Während die Aktivitäten des rechten Rands der indischen Politik die religiösen Minoritäten in Indien verunsichern, verstärkt sich der Druck des Innenministeriums auf zivilgesellschaftliche Organisationen, insbesondere solche, die die wachstumsorientierte, auf fossiler Energie oder auch Atomkraftwerken aufbauende Entwicklungsstrategie kritisieren, die Landrechte von Bauern gegen Enteignung für Infrastruktur- oder Bergbauprojekte verteidigen etc.

Der Druck ist nicht wirklich neu: Bereits die Kongress-Regierung begann eine Überprüfung indischer Nichtregierungsorganisationen (NRO), die sich unter dem sogenannten Foreign Contributions Regulatory Act (FCRA) registrieren und der Überwachung durch die Behörden stellen müssen, um Mittel ausländischer Geber empfangen zu dürfen. Schon 2011 wurden die FCRA-Lizenzen zahlreicher Organisationen wegen realer oder angeblicher Verstöße gegen die Registrierungsbedingungen suspendiert. Unter Modi allerdings hat sich der Druck massiv verstärkt: Fast 9.000 Organisation (d.h. über 20 Pozent aller FCRA-registrierten NROs in Indien) haben inzwischen ihre Lizenz verloren, und nicht alle von diesen Fällen waren bloße Karteileichen. Der Intelligence Bureau hat etwa ein Dutzend internationaler Organisationen, darunter die Ford Foundation, unter besondere Beobachtung gestellt, und erlaubt Transfers nur mehr mit Einzelfallgenehmigung.

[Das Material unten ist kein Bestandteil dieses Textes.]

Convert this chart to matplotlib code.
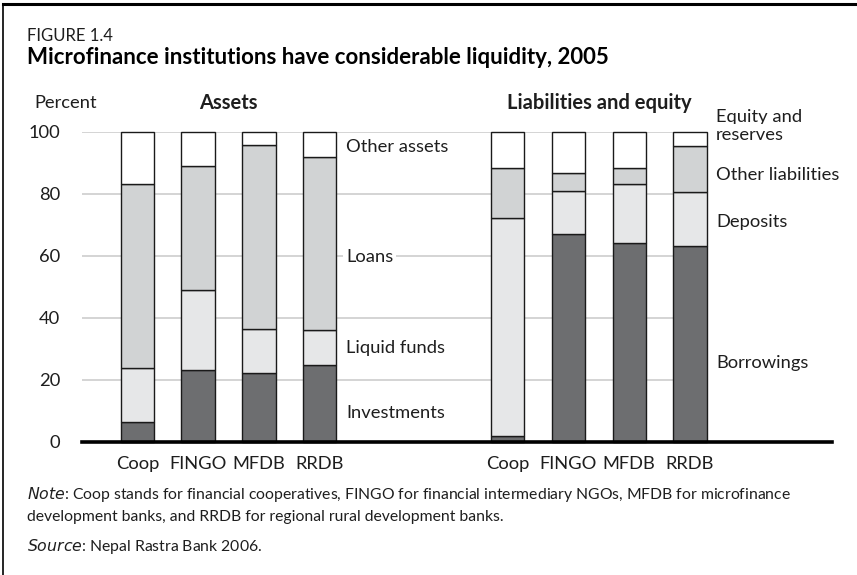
import matplotlib.pyplot as plt
from matplotlib.lines import Line2D

plt.rcParams['font.family'] = ['Lato', 'DejaVu Sans']

W, H = 857, 575

institutions = ['Coop', 'FINGO', 'MFDB', 'RRDB']

# assets, percent of total
investments = [6.3, 23.1, 22.2, 24.8]
liquid_funds = [17.6, 25.8, 14.3, 11.2]
loans = [59.1, 40.0, 59.1, 55.9]
other_assets = [17.0, 11.1, 4.4, 8.1]

# liabilities and equity, percent of total
borrowings = [2.0, 67.1, 64.0, 63.1]
deposits = [70.3, 13.9, 19.0, 17.5]
other_liabilities = [15.9, 5.6, 5.2, 14.9]
equity_reserves = [11.8, 13.4, 11.8, 4.5]

yticks = [0, 20, 40, 60, 80, 100]

dark = '#6d6e70'
light = '#e6e7e8'
mid = '#d1d3d4'
colors = [dark, light, mid, 'white']

x_assets = [0, 1, 2, 3]
x_liab = [6.09, 7.09, 8.09, 9.09]
bw = 0.55
fs = 13.2
ink = '#1e1e1e'

fig = plt.figure(figsize=(W / 100, H / 100), dpi=100)
ax = fig.add_axes([82.3 / W, 1 - 442 / H, (831.7 - 82.3) / W, (442 - 131.7) / H])
ax.set_xlim(-0.905, 11.42)
ax.set_ylim(0, 100)

# gridlines, stop at the last bar
for t in yticks[1:]:
    ax.plot([-0.905, 9.37], [t, t], color='#cdcdcd', lw=1.2, zorder=0)


def stack(xs, series):
    bottom = [0] * len(xs)
    for vals, c in zip(series, colors):
        ax.bar(xs, vals, bw, bottom=bottom, color=c, edgecolor='#1a1a1a',
               linewidth=1.0, zorder=2, clip_on=False)
        bottom = [b + v for b, v in zip(bottom, vals)]


stack(x_assets, [investments, liquid_funds, loans, other_assets])
stack(x_liab, [borrowings, deposits, other_liabilities, equity_reserves])

ax.axhline(0, color='black', lw=2.6, zorder=3, clip_on=False)

for s in ax.spines.values():
    s.set_visible(False)
ax.set_yticks(yticks)
ax.set_yticklabels([str(t) for t in yticks], fontsize=fs, color=ink)
ax.tick_params(axis='y', length=0, pad=16)
ax.set_xticks(x_assets + x_liab)
ax.set_xticklabels(institutions * 2, fontsize=fs, color=ink)
ax.tick_params(axis='x', length=0, pad=10)

lab = dict(fontsize=fs, color=ink, va='baseline', ha='left', zorder=4,
           bbox=dict(facecolor='white', edgecolor='none', pad=2))
ax.text(3.43, 93.6, 'Other assets', **lab)
ax.text(3.43, 58.1, 'Loans', **lab)
ax.text(3.43, 28.6, 'Liquid funds', **lab)
ax.text(3.43, 7.6, 'Investments', **lab)
ax.text(9.52, 103.2, 'Equity and', **lab)
ax.text(9.52, 97.3, 'reserves', **lab)
ax.text(9.52, 84.4, 'Other liabilities', **lab)
ax.text(9.52, 69.4, 'Deposits', **lab)
ax.text(9.52, 23.8, 'Borrowings', **lab)

ax.text(1.5, 1.073, 'Assets', transform=ax.get_xaxis_transform(), ha='center',
        va='baseline', fontsize=14.5, fontweight='bold', color=ink)
ax.text(7.59, 1.073, 'Liabilities and equity', transform=ax.get_xaxis_transform(),
        ha='center', va='baseline', fontsize=14.5, fontweight='bold', color=ink)

fig.text(34 / W, 1 - 108 / H, 'Percent', fontsize=fs, va='baseline', color=ink)
fig.text(27 / W, 1 - 40.7 / H, 'FIGURE 1.4', fontsize=12, va='baseline', color=ink)
fig.text(27 / W, 1 - 64 / H, 'Microfinance institutions have considerable liquidity, 2005',
         fontsize=16, fontweight='bold', va='baseline', color='black')

nfs = 11.3
fig.text(27 / W, 1 - 499 / H,
         r'$\it{Note}$' + ': Coop stands for financial cooperatives, FINGO for financial '
         'intermediary NGOs, MFDB for microfinance',
         fontsize=nfs, va='baseline', color=ink)
fig.text(27 / W, 1 - 521 / H,
         'development banks, and RRDB for regional rural development banks.',
         fontsize=nfs, va='baseline', color=ink)
fig.text(27 / W, 1 - 550.5 / H, r'$\it{Source}$' + ': Nepal Rastra Bank 2006.',
         fontsize=nfs, va='baseline', color=ink)

# frame: top and left rules
fig.add_artist(Line2D([3 / W, 1], [1 - 4 / H, 1 - 4 / H], color='black', lw=2.2))
fig.add_artist(Line2D([3 / W, 3 / W], [0, 1 - 4 / H], color='black', lw=1.2))

fig.savefig('out.png', dpi=100)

Das Innenministerium und Greenpeace befinden sich in einem öffentlich geführten Krieg miteinander. Der Druck der Regierung Modi auf indische zivilgesellschaftliche Organisationen – jedenfalls solche, die nicht nur soziale Dienstleistungen erbringen, sondern auch politisch agieren – hat sich in den vergangenen Wochen wesentlich verstärkt.